** begin **
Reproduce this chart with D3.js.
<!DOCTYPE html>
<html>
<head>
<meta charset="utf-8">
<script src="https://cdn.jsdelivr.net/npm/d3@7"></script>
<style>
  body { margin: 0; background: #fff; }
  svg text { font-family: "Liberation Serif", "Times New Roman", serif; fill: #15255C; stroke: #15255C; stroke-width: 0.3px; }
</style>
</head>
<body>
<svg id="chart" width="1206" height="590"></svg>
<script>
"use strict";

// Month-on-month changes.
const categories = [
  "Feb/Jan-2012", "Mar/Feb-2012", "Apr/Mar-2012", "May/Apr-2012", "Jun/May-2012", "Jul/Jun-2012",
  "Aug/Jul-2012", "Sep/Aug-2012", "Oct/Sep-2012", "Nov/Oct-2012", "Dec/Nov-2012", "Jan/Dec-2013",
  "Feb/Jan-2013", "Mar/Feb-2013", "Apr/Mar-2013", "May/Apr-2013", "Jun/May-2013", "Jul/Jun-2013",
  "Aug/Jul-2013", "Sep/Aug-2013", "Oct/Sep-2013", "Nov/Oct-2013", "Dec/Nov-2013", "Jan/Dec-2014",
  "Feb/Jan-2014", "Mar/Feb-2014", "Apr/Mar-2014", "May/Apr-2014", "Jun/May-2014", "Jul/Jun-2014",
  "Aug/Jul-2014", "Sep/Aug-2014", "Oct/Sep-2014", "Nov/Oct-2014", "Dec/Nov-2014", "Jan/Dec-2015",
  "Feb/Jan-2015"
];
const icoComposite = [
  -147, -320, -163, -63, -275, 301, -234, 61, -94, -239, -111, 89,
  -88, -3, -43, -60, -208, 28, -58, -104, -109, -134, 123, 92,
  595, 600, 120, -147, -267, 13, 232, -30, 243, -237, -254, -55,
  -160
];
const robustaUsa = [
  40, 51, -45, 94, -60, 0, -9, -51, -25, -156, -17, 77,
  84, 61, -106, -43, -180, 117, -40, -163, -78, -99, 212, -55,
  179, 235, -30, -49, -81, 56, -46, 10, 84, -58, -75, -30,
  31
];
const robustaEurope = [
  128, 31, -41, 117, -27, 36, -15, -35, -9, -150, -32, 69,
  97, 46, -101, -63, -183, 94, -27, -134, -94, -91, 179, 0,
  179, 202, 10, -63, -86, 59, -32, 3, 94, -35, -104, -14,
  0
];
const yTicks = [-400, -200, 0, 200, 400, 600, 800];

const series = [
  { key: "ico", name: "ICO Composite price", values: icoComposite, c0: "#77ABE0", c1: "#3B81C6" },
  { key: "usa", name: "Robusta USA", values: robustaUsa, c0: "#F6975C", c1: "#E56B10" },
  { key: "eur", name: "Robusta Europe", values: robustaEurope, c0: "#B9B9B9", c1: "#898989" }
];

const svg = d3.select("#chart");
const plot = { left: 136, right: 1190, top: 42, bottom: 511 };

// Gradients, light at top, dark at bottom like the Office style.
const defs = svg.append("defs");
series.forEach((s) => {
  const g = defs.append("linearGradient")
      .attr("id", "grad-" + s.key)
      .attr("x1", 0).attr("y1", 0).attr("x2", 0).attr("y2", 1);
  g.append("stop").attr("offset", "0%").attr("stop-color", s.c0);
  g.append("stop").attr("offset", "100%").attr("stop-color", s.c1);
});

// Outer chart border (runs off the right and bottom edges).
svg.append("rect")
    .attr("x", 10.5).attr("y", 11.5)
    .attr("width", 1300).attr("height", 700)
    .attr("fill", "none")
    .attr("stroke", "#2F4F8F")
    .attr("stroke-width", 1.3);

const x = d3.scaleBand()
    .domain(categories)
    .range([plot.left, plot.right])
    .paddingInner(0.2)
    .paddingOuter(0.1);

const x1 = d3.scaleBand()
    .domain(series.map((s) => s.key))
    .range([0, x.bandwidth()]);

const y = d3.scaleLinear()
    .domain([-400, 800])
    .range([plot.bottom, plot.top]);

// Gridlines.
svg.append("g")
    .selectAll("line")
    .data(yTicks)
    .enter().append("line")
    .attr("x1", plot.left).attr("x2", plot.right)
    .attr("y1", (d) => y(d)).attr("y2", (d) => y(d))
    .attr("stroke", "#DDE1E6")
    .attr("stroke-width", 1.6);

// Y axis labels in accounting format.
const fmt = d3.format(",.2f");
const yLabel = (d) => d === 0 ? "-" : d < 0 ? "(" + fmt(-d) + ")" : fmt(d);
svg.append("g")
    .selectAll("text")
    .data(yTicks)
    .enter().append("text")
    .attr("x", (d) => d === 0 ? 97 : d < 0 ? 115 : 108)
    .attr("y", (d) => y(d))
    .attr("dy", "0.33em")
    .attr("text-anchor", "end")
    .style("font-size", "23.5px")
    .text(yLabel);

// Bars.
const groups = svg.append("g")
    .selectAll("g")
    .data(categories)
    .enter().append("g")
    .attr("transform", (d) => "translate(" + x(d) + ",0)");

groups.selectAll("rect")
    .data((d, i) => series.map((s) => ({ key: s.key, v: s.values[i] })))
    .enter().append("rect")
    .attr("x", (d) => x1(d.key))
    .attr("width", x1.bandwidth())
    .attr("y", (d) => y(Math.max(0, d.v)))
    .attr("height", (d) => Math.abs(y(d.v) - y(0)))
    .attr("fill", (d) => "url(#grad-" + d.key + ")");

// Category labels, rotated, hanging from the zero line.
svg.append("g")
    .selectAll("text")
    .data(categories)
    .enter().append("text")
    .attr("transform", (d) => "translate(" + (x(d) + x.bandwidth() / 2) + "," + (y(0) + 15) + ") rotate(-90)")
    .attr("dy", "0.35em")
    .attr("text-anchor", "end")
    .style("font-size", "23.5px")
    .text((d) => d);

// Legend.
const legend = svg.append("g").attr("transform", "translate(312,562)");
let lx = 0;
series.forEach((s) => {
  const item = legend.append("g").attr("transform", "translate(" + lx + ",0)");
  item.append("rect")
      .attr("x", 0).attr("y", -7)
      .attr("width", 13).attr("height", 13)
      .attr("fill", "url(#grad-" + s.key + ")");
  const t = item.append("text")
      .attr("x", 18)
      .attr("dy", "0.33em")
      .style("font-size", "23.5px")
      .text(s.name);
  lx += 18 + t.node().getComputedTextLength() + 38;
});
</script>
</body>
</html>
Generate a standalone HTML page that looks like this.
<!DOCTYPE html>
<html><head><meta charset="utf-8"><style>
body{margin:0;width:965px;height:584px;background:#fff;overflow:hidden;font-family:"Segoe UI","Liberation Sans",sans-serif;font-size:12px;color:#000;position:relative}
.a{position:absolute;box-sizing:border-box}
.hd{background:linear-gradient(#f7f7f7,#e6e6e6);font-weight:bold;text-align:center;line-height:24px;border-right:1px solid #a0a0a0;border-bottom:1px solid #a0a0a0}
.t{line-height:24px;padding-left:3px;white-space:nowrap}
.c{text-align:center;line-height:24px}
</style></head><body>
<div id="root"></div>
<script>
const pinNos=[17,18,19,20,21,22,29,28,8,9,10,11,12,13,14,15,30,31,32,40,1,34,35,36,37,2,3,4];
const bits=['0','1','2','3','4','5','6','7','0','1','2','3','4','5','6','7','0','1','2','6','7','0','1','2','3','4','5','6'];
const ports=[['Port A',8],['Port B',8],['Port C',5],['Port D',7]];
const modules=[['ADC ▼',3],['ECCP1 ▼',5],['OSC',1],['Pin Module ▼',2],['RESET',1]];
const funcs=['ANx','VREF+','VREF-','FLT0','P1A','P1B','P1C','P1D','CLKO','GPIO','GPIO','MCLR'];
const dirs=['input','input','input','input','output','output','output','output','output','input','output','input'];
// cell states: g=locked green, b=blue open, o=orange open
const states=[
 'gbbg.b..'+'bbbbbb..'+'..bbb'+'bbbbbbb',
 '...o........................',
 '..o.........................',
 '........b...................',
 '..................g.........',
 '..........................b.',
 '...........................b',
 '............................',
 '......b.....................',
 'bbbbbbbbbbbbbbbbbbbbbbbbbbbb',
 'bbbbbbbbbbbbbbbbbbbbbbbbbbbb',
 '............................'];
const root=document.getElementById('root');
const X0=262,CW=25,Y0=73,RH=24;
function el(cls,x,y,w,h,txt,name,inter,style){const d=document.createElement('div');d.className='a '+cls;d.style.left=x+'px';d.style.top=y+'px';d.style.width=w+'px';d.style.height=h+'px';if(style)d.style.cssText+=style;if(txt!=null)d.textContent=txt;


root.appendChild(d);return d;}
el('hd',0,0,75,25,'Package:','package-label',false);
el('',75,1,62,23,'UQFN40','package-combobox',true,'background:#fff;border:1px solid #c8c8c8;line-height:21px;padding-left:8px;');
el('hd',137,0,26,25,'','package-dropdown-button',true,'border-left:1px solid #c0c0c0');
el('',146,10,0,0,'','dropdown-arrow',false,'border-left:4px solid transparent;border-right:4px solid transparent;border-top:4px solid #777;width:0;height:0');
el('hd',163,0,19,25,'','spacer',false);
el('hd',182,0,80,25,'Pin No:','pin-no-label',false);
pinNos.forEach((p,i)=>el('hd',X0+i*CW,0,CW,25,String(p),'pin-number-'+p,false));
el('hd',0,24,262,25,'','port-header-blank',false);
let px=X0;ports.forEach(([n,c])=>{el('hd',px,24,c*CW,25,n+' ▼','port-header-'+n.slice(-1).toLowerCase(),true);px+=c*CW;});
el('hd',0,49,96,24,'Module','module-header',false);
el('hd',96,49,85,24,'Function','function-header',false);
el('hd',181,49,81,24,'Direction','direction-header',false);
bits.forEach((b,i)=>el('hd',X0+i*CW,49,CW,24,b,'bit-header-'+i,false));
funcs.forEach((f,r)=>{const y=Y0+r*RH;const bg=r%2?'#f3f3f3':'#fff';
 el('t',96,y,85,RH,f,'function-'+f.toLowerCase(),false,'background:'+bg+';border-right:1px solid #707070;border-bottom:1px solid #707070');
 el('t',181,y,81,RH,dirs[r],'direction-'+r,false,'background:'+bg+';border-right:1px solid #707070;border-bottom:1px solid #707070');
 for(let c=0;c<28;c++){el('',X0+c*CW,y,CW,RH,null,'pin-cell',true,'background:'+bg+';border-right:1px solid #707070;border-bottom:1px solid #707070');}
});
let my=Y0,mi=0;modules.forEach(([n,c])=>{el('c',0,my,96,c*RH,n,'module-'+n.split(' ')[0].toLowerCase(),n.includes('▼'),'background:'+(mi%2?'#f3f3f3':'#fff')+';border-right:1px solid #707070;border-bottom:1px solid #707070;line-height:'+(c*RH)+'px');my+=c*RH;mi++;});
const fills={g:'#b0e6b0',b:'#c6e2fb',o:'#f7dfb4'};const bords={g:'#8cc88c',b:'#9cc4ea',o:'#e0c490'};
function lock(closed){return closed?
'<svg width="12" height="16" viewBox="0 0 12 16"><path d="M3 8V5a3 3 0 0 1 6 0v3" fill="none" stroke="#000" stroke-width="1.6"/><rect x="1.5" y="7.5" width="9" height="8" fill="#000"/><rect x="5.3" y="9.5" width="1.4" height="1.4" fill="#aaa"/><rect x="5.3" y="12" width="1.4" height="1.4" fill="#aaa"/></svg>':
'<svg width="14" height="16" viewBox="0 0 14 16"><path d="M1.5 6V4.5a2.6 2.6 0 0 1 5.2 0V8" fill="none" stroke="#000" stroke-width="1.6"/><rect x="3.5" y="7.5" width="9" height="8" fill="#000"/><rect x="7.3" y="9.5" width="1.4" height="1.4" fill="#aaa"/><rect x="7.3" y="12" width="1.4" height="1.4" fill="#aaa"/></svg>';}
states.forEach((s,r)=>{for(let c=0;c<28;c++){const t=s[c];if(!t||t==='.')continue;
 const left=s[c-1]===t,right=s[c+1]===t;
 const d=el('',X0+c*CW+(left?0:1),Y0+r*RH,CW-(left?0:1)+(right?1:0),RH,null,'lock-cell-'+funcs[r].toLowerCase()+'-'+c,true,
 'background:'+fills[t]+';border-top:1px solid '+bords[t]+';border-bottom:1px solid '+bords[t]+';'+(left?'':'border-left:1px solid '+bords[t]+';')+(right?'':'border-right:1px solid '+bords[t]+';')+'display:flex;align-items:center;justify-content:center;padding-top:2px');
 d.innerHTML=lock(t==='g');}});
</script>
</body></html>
** end **
[JOB] Pick out each line above that includes "this" and show it.

[SOLUTION TO THE EXERCISE]
Reproduce this chart with D3.js.
Generate a standalone HTML page that looks like this.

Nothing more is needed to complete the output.